When the Count fell ill in 1971, the camper, nicknamed Czigany (Hungarian for Gypsy) was parked in the garage and remained there for decades. Rodents and moisture found there way in and time took its toll, but when this amazing story came to light there was no stopping the adventure. After an offer was made an accepted, I was immediately on a flight back east to extract the mighty relic from its tomb. Thanks to the amazing help of a friend and his crew in Connecticut, we made quick work of the extraction and then attended to preparing the camper for its travel across the country to California. New tires were fitted, the bearings and brakes attended to so it would roll easily, and the exterior mirrors and roof rack removed so that it would fit into an enclosed transporter.

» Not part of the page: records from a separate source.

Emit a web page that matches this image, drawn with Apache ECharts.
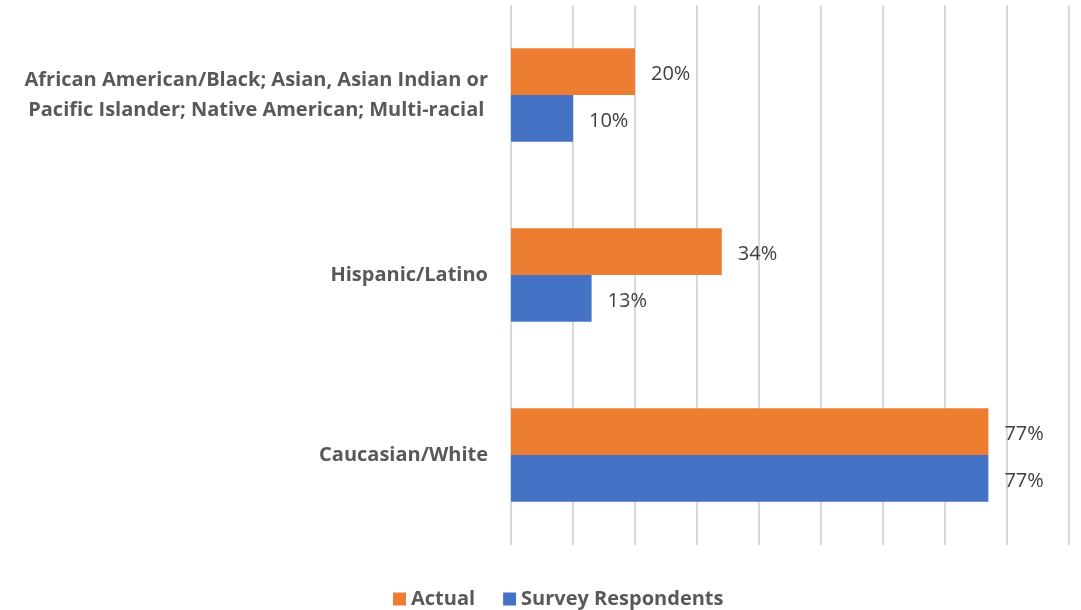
<!DOCTYPE html>
<html>
<head>
<meta charset="utf-8">
<script src="https://cdn.jsdelivr.net/npm/echarts@6/dist/echarts.min.js"></script>
<style>
  html, body { margin: 0; padding: 0; background: #fff; }
  #chart { width: 1081px; height: 610px; }
</style>
</head>
<body>
<div id="chart"></div>
<script>
// Ethnic groups, listed bottom to top along the category axis
const categories = [
  'Caucasian/White',
  'Hispanic/Latino',
  'African American/Black; Asian, Asian Indian or\nPacific Islander; Native American; Multi-racial'
];
// Share of each group, in percent
const actualValues = [77, 34, 20];
const surveyValues = [77, 13, 10];
const seriesNames = ['Actual', 'Survey Respondents'];

const FONT = '"Open Sans", sans-serif';

const chart = echarts.init(document.getElementById('chart'), null, { renderer: 'canvas' });

const valueLabel = {
  show: true,
  position: 'right',
  distance: 16,
  offset: [0, 3],
  formatter: '{c}%',
  color: '#404040',
  fontSize: 20,
  fontFamily: FONT
};

chart.setOption({
  animation: false,
  backgroundColor: '#ffffff',
  grid: { left: 511, right: 12, top: 5, bottom: 65, containLabel: false },
  legend: {
    data: seriesNames,
    top: 584,
    left: 388,
    icon: 'rect',
    itemWidth: 13,
    itemHeight: 13,
    itemGap: 28,
    textStyle: { color: '#595959', fontSize: 20, fontWeight: 'bold', fontFamily: FONT }
  },
  xAxis: {
    type: 'value',
    min: 0,
    max: 90,
    interval: 10,
    axisLabel: { show: false },
    axisLine: { show: false },
    axisTick: { show: false },
    splitLine: { show: true, lineStyle: { color: '#d9d9d9', width: 2 } }
  },
  yAxis: {
    type: 'category',
    data: categories,
    axisLine: { show: false },
    axisTick: { show: false },
    axisLabel: {
      margin: 23,
      color: '#595959',
      fontSize: 20,
      fontWeight: 'bold',
      fontFamily: FONT,
      align: 'right',
      // each line is centred within the right-aligned label block
      formatter: (v) => v.split('\n').map((l) => '{c|' + l + '}').join('\n'),
      rich: {
        c: {
          align: 'center',
          color: '#595959',
          fontSize: 20,
          fontWeight: 'bold',
          fontFamily: FONT,
          lineHeight: 30
        }
      }
    }
  },
  series: [
    {
      name: seriesNames[0],
      type: 'bar',
      data: actualValues,
      itemStyle: { color: '#ED7D31' },
      barGap: '0%',
      barCategoryGap: '48%',
      label: valueLabel
    },
    {
      name: seriesNames[1],
      type: 'bar',
      data: surveyValues,
      itemStyle: { color: '#4472C4' },
      barGap: '0%',
      barCategoryGap: '48%',
      label: valueLabel
    }
  ]
});
</script>
</body>
</html>
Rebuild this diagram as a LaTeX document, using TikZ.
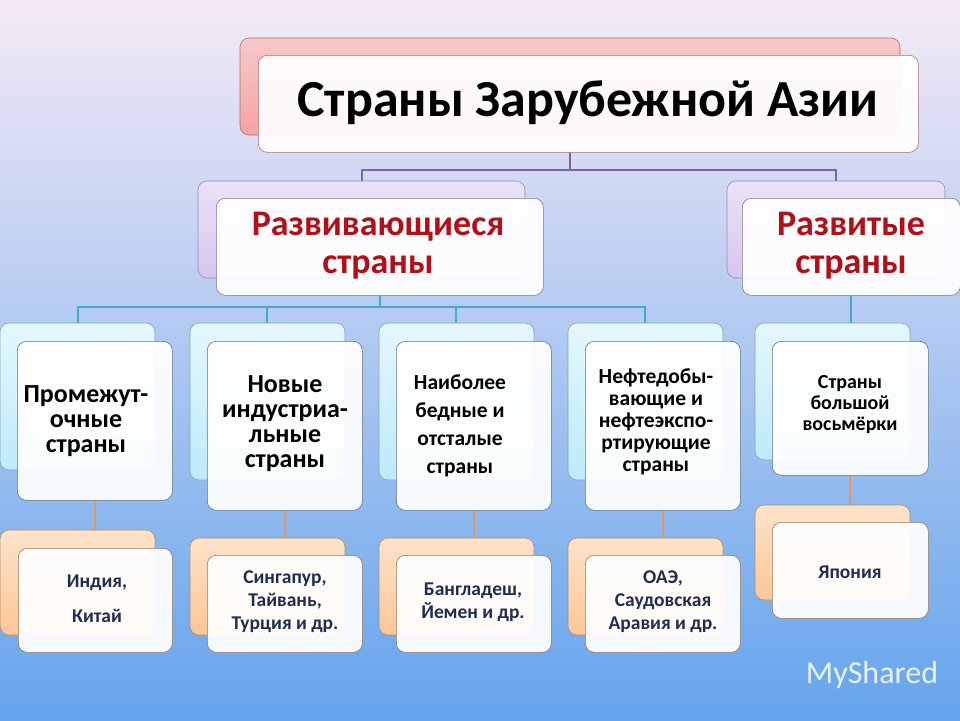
\documentclass[tikz,border=0pt]{standalone}
\usepackage{fontspec}
\setmainfont{Carlito}
\begin{document}
\begin{tikzpicture}[x=1pt,y=-1pt,
  back/.style={rounded corners=9pt,draw=#1!70!black,line width=0.6pt},
  front/.style={rounded corners=9pt,fill=white,fill opacity=0.93,draw=#1,line width=0.6pt,text opacity=1},
  lbl/.style={align=center,font=\bfseries,text=black},
  leaf/.style={align=center,font=\fontsize{19.5}{23}\selectfont\bfseries,text=navy},
  con/.style={line width=2.4pt}]
\definecolor{navy}{HTML}{1F2D50}
\definecolor{tred}{HTML}{F4A3A3}
\definecolor{lav}{HTML}{D6C6F0}
\definecolor{cy}{HTML}{BDEBFA}
\definecolor{org}{HTML}{FBC796}
\definecolor{dred}{HTML}{B01018}
\useasboundingbox (0,0) rectangle (960,720);
\shade[top color={rgb,255:red,244;green,234;blue,246}, bottom color={rgb,255:red,100;green,164;blue,236}] (0,0) rectangle (960,720);
% connectors
\draw[con,draw={rgb,255:red,128;green,96;blue,170}] (570,152) -- (570,170) -- (362,170) -- (362,181) (570,170) -- (836,170) -- (836,181);
\draw[con,draw={rgb,255:red,70;green,170;blue,200}] (380,295) -- (380,307) (78,323) -- (78,307) -- (645,307) -- (645,323) (267,307) -- (267,323) (456,307) -- (456,323) (851,295) -- (851,323);
\draw[con,draw={rgb,255:red,225;green,150;blue,100}] (95,500) -- (95,530) (285,510) -- (285,538) (474,510) -- (474,538) (663,510) -- (663,538) (850,475) -- (850,505);
% title
\path[back=tred,top color=tred!60,bottom color=tred] (240,38) rectangle (900,135);
\node[front=tred!70!black,minimum width=660,minimum height=97,anchor=north west] (title) at (258,55) {};
\node[font=\fontsize{52}{56}\selectfont\bfseries] (tt) at (588,103) {Страны Зарубежной Азии};
% level1
\path[back=lav,top color=lav!50,bottom color=lav] (198,181) rectangle (525,278);
\node[front=lav!60!black,minimum width=327,minimum height=97,anchor=north west] (dev) at (216,198) {};
\node[lbl,text=dred,font=\fontsize{36}{38}\selectfont\bfseries] (devt) at (378,246) {Развивающиеся\\страны};
\path[back=lav,top color=lav!50,bottom color=lav] (727,181) rectangle (945,278);
\node[front=lav!60!black,minimum width=218,minimum height=97,anchor=north west] (dvd) at (742,198) {};
\node[lbl,text=dred,font=\fontsize{36}{38}\selectfont\bfseries] (dvdt) at (851,246) {Развитые\\страны};
% level2
\foreach \x/\h/\n in {0/159/a,190/169/b,379/169/c,568/169/d}{
  \path[back=cy,top color=cy!40,bottom color=cy] (\x,323) rectangle ++(155,\h-12);
  \node[front=cy!50!black,minimum width=155,minimum height=\h,anchor=north west] (\n) at (\x+17,341) {};
}
\path[back=cy,top color=cy!40,bottom color=cy] (755,323) rectangle (910,460);
\node[front=cy!50!black,minimum width=156,minimum height=134,anchor=north west] (e) at (772,341) {};
\node[lbl,font=\fontsize{26}{25}\selectfont\bfseries] at (86,421) {Промежут-\\очные\\страны};
\node[lbl,font=\fontsize{26}{25}\selectfont\bfseries] at (285,424) {Новые\\индустриа-\\льные\\страны};
\node[lbl,font=\fontsize{21.5}{28}\selectfont\bfseries] at (460,426) {Наиболее\\бедные и\\отсталые\\страны};
\node[lbl,font=\fontsize{21.5}{22}\selectfont\bfseries] at (656,422) {Нефтедобы-\\вающие и\\нефтеэкспо-\\ртирующие\\страны};
\node[lbl,font=\fontsize{20}{21}\selectfont\bfseries] at (850,405) {Страны\\большой\\восьмёрки};
% level3
\path[back=org,top color=org!50,bottom color=org] (0,530) rectangle (155,635);
\node[front=org!60!black,minimum width=154,minimum height=104,anchor=north west] (a3) at (18,548) {};
\foreach \x/\n in {190/b3,379/c3,568/d3}{
  \path[back=org,top color=org!50,bottom color=org] (\x,538) rectangle ++(155,97);
  \node[front=org!60!black,minimum width=155,minimum height=97,anchor=north west] (\n) at (\x+17,555) {};
}
\path[back=org,top color=org!50,bottom color=org] (755,505) rectangle (910,600);
\node[front=org!60!black,minimum width=156,minimum height=96,anchor=north west] (e3) at (772,522) {};
\node[leaf,font=\fontsize{19.5}{35}\selectfont\bfseries] at (97,599) {Индия,\\Китай};
\node[leaf] at (285,602) {Сингапур,\\Тайвань,\\Турция и др.};
\node[leaf] at (473,602) {Бангладеш,\\Йемен и др.};
\node[leaf] at (663,602) {ОАЭ,\\Саудовская\\Аравия и др.};
\node[leaf] at (850,572) {Япония};
% watermark
\node[text=white,text opacity=0.85,font=\fontsize{32}{32}\selectfont] (wm) at (872,675) {MyShared};
\end{tikzpicture}
\end{document}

Once here at the Carchaeology Laboratories, the resurrection and preservation efforts went into high gear. The engine was opened up and serviced, valve train was stuck from time, but came free after some efforts, the fuel tank had rusted badly and was reconstructed. Brake system parts were sent out to a specialist for rebuilding and eventually all the parts came back together for the maiden voyage. Cosmetically the original finishes were carefully cleaned and preserved inside and out. The padding in the seating had crumbled with age and was carefully replaced and all original materials re-installed. Great lengths were taken to retain , stabilize and preserve everything rather than restore and the size of the vehicle made that a challenge in its own right. Adding to that, the large array of the original period camping gear and equipment that accompanied it all needed its care and attention as well. It remains the largest preservation project we have ever undertaken.

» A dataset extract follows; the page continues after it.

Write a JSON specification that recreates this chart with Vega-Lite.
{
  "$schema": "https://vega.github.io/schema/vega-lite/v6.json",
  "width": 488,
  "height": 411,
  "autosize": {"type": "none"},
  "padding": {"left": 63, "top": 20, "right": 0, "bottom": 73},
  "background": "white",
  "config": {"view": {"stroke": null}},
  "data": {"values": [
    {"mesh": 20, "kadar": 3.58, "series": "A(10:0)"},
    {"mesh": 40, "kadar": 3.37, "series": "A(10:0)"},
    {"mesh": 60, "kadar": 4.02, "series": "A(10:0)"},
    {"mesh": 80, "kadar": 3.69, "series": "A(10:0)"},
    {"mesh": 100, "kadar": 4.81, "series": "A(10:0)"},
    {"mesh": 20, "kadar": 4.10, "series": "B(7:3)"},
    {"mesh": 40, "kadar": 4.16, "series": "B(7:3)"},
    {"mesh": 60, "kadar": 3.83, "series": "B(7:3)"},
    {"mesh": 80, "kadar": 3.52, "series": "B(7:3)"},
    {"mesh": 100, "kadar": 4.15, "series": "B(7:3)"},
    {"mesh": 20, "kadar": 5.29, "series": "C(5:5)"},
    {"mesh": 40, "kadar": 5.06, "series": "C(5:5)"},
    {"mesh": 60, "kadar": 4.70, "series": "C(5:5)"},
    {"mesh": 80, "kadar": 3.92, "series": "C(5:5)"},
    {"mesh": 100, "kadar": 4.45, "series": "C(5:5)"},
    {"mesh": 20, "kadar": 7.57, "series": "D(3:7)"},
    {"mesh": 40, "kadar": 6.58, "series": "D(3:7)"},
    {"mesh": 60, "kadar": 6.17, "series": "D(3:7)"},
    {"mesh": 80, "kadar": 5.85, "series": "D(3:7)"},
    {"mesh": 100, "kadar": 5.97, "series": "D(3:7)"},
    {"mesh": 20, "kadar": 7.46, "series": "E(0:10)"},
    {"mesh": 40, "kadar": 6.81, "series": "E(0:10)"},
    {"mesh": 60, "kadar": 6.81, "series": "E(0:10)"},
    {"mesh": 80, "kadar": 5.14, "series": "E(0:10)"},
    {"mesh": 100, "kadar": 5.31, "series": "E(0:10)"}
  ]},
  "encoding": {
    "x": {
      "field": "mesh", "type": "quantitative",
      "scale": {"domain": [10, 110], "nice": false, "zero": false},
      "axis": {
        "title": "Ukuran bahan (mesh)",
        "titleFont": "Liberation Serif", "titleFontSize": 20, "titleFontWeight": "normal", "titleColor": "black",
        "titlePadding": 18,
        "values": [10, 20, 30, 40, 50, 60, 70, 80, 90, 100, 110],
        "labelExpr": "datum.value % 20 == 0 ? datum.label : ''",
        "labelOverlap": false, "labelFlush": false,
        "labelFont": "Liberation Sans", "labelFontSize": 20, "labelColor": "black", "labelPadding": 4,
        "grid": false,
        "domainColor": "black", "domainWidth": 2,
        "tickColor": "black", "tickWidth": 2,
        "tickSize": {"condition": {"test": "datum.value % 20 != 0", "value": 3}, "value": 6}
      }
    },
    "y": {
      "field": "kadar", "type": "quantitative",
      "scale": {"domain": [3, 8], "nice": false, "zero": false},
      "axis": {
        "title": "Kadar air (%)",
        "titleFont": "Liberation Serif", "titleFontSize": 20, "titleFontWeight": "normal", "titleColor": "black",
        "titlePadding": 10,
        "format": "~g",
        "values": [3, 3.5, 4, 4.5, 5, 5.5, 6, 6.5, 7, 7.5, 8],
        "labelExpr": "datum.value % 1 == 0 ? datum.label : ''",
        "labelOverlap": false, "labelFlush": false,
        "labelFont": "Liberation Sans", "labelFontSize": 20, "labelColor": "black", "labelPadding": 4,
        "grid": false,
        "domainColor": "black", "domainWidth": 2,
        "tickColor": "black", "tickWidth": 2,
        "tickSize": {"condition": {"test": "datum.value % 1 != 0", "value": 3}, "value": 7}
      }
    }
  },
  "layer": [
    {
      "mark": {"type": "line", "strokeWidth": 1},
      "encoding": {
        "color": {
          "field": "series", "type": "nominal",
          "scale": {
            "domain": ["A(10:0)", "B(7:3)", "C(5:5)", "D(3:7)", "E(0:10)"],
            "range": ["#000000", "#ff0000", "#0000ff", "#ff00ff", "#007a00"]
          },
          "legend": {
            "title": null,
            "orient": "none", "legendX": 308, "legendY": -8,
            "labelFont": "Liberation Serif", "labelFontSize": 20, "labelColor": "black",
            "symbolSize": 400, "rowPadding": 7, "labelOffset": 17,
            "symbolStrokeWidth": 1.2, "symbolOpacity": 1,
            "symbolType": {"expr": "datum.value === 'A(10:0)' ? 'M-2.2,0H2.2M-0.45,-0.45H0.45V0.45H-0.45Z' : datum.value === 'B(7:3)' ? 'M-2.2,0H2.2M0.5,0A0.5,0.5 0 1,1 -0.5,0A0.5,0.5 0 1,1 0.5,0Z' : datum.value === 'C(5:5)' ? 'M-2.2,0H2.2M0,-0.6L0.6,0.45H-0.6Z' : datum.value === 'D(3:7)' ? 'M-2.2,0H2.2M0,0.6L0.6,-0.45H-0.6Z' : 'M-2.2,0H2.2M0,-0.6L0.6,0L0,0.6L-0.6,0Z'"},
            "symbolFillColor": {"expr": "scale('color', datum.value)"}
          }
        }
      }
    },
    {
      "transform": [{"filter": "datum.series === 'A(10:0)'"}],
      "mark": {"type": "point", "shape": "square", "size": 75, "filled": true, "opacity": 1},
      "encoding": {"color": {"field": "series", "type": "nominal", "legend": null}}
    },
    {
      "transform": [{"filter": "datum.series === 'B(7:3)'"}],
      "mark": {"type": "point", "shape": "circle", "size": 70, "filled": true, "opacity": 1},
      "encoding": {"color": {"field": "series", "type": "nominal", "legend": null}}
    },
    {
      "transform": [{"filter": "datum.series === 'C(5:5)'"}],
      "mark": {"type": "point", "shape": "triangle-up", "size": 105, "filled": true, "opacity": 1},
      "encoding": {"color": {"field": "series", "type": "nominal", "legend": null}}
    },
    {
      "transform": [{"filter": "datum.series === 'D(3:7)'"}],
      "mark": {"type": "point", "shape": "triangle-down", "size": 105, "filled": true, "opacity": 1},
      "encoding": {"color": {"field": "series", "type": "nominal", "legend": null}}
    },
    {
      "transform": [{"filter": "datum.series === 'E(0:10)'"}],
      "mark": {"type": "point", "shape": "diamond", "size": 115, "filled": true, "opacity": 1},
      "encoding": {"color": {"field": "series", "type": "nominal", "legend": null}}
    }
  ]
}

Once completed, the camper was shown at a multitude of events including the Quail Motorsports Gathering, Palos Verdes Concours, Art Center Car Classic in Pasadena and at vintage camper and trailer events in Palm Springs and Buellton. It also received the Charles Phoenix award at the inaugural Dapper Day car show at Disneyland Park in Anaheim California. It was later sold at auction through Gooding and Company in Scottsdale and now resides in a spectacular private collection in Southern California. It was a truly amazing trip from start to finish and remains one of the very highlights of our lifetime of projects and adventures. Most definitely a trip through history that I will always cherish.